Got links to both websites? Yours and hers?
 
Wth?

RULE #1:
2nd shooter doesnt contact the client unless the 2nd shooter is friends with them

RULE #2:
2nd shooter hands over all of the images to main photographer

Rule #3:
The beauty of being the 2nd shooter is that you can just edit the ones you want for your portfolio. Why are you wasting your time editing all the photos?
 
When ever I hired a shooter to cover for me when I couldn't do a shoot I paid them the same as what I was being paid to do the shoot, they didn't have the same experience and the quality wasn't the same but they were still paid for the work. All the images came to me. As a second shooter, the photographer should be paid to shoot, understand that the photos go to the photographer that hired them, it's neat and clean and everyone goes away happy.
 
#1: I don't want to at all, but that's the position I've been put in.
#2: She didn't want them, that was the agreement when she wanted me to work with her.
#3: I'm wasting my time because it's either they don't get any of my images, and I've wasted my time being there in the first place, or they do get my images and see how bad ass they are.

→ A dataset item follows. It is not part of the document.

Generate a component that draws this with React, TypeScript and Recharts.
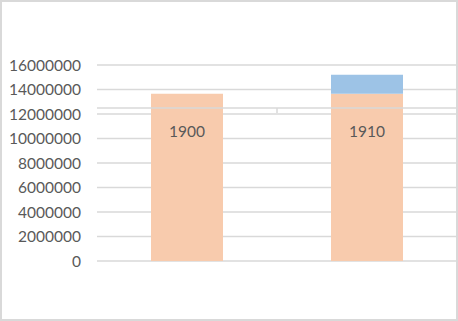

Like I said I hate this situation, I didn't realize this is how it would end up. This is NOT how I hire my second shooters, this is how I was hired.
 
I agree with what all the others are saying. It should be a work for hire situation and the second shooter should just turn over everything to the contracted photographer (or company).

But it sounds like you know this...are are just stuck in a bad situation. Live and learn. Let her know that you she want's you to continue doing this, the arrangement will have to change.
 
I agree with what all the others are saying. It should be a work for hire situation and the second shooter should just turn over everything to the contracted photographer (or company).

But it sounds like you know this...are are just stuck in a bad situation. Live and learn. Let her know that you she want's you to continue doing this, the arrangement will have to change.

Thanks for actually answering my question. That never happens on here! I have another wedding scheduled with her in a couple weeks. I don't think I can change the financial arrangement, but I can at least change how the couple gets their photographs.
 
I think the world is coming to an end because I actually agree with Schwettylens and Destin...

I agree with everybody else, you should be giving the first shooter a copy of the images you take, using the images you want in your portfolio(if agreed to by the first shooter), NOT contacting the client, and should be getting a flat rate at the end of the night.

It sounds like this is one of those cases where the 'first' shooter is looking for you to bail her out because she is in over her head. I agree with you, it's a nightmare situation. I say, walk, don't run. I would also fix the arrangements before I shoot that next wedding in a couple of weeks. This can't possibly end well.